▶ **SUPPLIED INFORMATION**

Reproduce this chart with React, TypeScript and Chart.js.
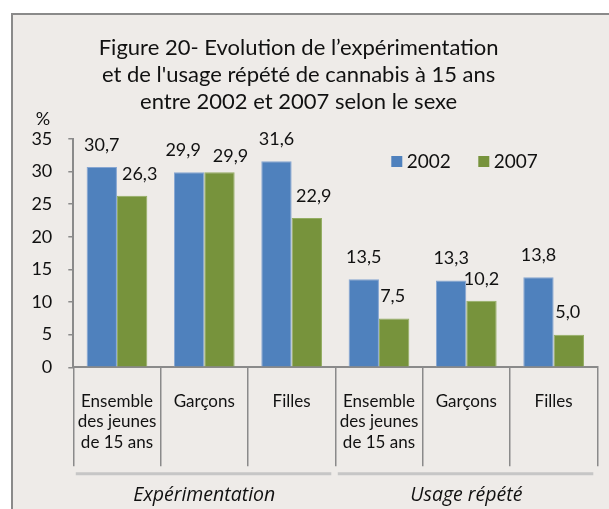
import React, { useEffect, useRef } from "react";
import { Chart, registerables } from "chart.js";

Chart.register(...registerables);

const titleLines = [
  "Figure 20- Evolution de l’expérimentation",
  "et de l'usage répété de cannabis à 15 ans",
  "entre 2002 et 2007 selon le sexe",
];
const categories: (string | string[])[] = [
  ["Ensemble", "des jeunes", "de 15 ans"],
  "Garçons",
  "Filles",
  ["Ensemble", "des jeunes", "de 15 ans"],
  "Garçons",
  "Filles",
];
const groupLabels = ["Expérimentation", "Usage répété"];
const groupSizes = [3, 3];
const seriesNames = ["2002", "2007"];
const values2002 = [30.7, 29.9, 31.6, 13.5, 13.3, 13.8];
const values2007 = [26.3, 29.9, 22.9, 7.5, 10.2, 5.0];
const yMin = 0;
const yMax = 35;
const yStep = 5;
const yUnit = "%";

// style-only nudges of the value labels (px), as placed in the original
const labelShiftX = [
  [0, -6, 0, 0, 0, 0],
  [7.5, 11, 7, -1.5, 0, -1],
];
const labelShiftY = [
  [0, 0, 0, 0, 0, 0],
  [0, 6, 0, 0, 0, 0],
];

const BLUE = "#4F81BD";
const GREEN = "#77933C";
const AXIS = "#8a8a8a";
const TEXT = "#111111";
const FONT = "Lato";

const fmt = (v: number) => v.toFixed(1).replace(".", ",");

const decorPlugin = {
  id: "decor",
  afterDatasetsDraw(chart: any) {
    const { ctx, chartArea } = chart;
    ctx.save();
    // data labels
    ctx.font = `18px ${FONT}`;
    ctx.fillStyle = TEXT;
    ctx.textAlign = "center";
    ctx.textBaseline = "middle";
    chart.data.datasets.forEach((ds: any, di: number) => {
      const meta = chart.getDatasetMeta(di);
      meta.data.forEach((bar: any, i: number) => {
        ctx.fillText(
          fmt(ds.data[i]),
          bar.x + labelShiftX[di][i],
          bar.y - 22 + labelShiftY[di][i]
        );
      });
    });
    // unit label
    ctx.font = `18px ${FONT}`;
    ctx.fillText(yUnit, chart.scales.y.left + 43, chartArea.top - 20);
    // legend
    let lx = chartArea.left + 318;
    const ly = chartArea.top + 22.5;
    ctx.font = `19px ${FONT}`;
    ctx.textAlign = "left";
    chart.data.datasets.forEach((ds: any) => {
      ctx.fillStyle = ds.backgroundColor;
      ctx.fillRect(lx, ly - 5.5, 11, 11);
      ctx.fillStyle = TEXT;
      ctx.fillText(ds.label, lx + 15.5, ly);
      lx += 87;
    });
    // group lines and labels
    const x = chart.scales.x;
    const w = x.getPixelForValue(1) - x.getPixelForValue(0);
    let start = 0;
    groupLabels.forEach((g, gi) => {
      const end = start + groupSizes[gi];
      const x0 = x.getPixelForValue(start) - w / 2;
      const x1 = x.getPixelForValue(end - 1) + w / 2;
      ctx.strokeStyle = "#c6c6c6";
      ctx.lineWidth = 3;
      ctx.beginPath();
      ctx.moveTo(x0 + 2.5, chartArea.bottom + 106.5);
      ctx.lineTo(x1 - 4, chartArea.bottom + 106.5);
      ctx.stroke();
      ctx.fillStyle = TEXT;
      ctx.font = `italic 19.5px "Open Sans"`;
      ctx.textAlign = "center";
      ctx.fillText(g, (x0 + x1) / 2, chartArea.bottom + 128.5);
      start = end;
    });
    ctx.restore();
  },
};

export default function App() {
  const ref = useRef<HTMLCanvasElement>(null);
  useEffect(() => {
    if (!ref.current) return;
    const chart = new Chart(ref.current, {
      type: "bar",
      data: {
        labels: categories,
        datasets: [
          {
            label: seriesNames[0],
            data: values2002,
            backgroundColor: BLUE,
            borderColor: "#86a6d2",
            borderWidth: 1,
          },
          {
            label: seriesNames[1],
            data: values2007,
            backgroundColor: GREEN,
            borderColor: "#93ad62",
            borderWidth: 1,
          },
        ],
      },
      options: {
        animation: false,
        responsive: false,
        maintainAspectRatio: false,
        layout: { padding: { left: 0, right: 11.7, top: 0, bottom: 0 } },
        datasets: { bar: { barPercentage: 1, categoryPercentage: 0.695 } },
        plugins: {
          legend: { display: false },
          tooltip: { enabled: false },
          title: {
            display: true,
            text: titleLines,
            color: TEXT,
            font: { family: FONT, size: 22, weight: "normal", lineHeight: 27 / 22 },
            padding: { top: 34.5, bottom: 23.5 },
          },
        },
        scales: {
          x: {
            type: "category",
            offset: true,
            grid: {
              offset: true,
              drawOnChartArea: false,
              drawTicks: true,
              tickLength: 99,
              color: AXIS,
              lineWidth: 1.5,
            },
            border: { color: AXIS, width: 2 },
            ticks: {
              color: TEXT,
              font: { family: FONT, size: 17, lineHeight: 20.5 / 17 },
              padding: -75.5,
              maxRotation: 0,
              autoSkip: false,
            },
            afterFit: (s: any) => {
              s.height = 141.7;
            },
          },
          y: {
            type: "linear",
            min: yMin,
            max: yMax,
            grid: {
              drawOnChartArea: false,
              drawTicks: true,
              tickLength: 5,
              color: AXIS,
              lineWidth: 1.5,
            },
            border: { color: AXIS, width: 2 },
            ticks: {
              stepSize: yStep,
              color: TEXT,
              font: { family: FONT, size: 18 },
              padding: 16,
            },
            afterFit: (s: any) => {
              s.width = 73.3;
            },
          },
        },
      },
      plugins: [decorPlugin],
    });
    return () => chart.destroy();
  }, []);

  return (
    <div style={{ position: "fixed", left: 0, top: 0, width: 609, height: 509, background: "#ffffff", overflow: "hidden" }}>
      <div
        style={{
          position: "absolute",
          left: 11,
          top: 13,
          right: 0,
          bottom: 0,
          borderLeft: `2px solid ${AXIS}`,
          borderTop: `2px solid ${AXIS}`,
          background: "#EEEBE8",
        }}
      />
      <canvas ref={ref} width={609} height={509} style={{ position: "absolute", left: 0, top: 0, width: 609, height: 509 }} />
    </div>
  );
}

▶ **DIRECTIVE**
Make an exact copy of the lines from the top of the material through the line with "Chart.register(...registerables);", pictures excluded.

▶ **TASK SOLUTION**
Reproduce this chart with React, TypeScript and Chart.js.
import React, { useEffect, useRef } from "react";
import { Chart, registerables } from "chart.js";

Chart.register(...registerables);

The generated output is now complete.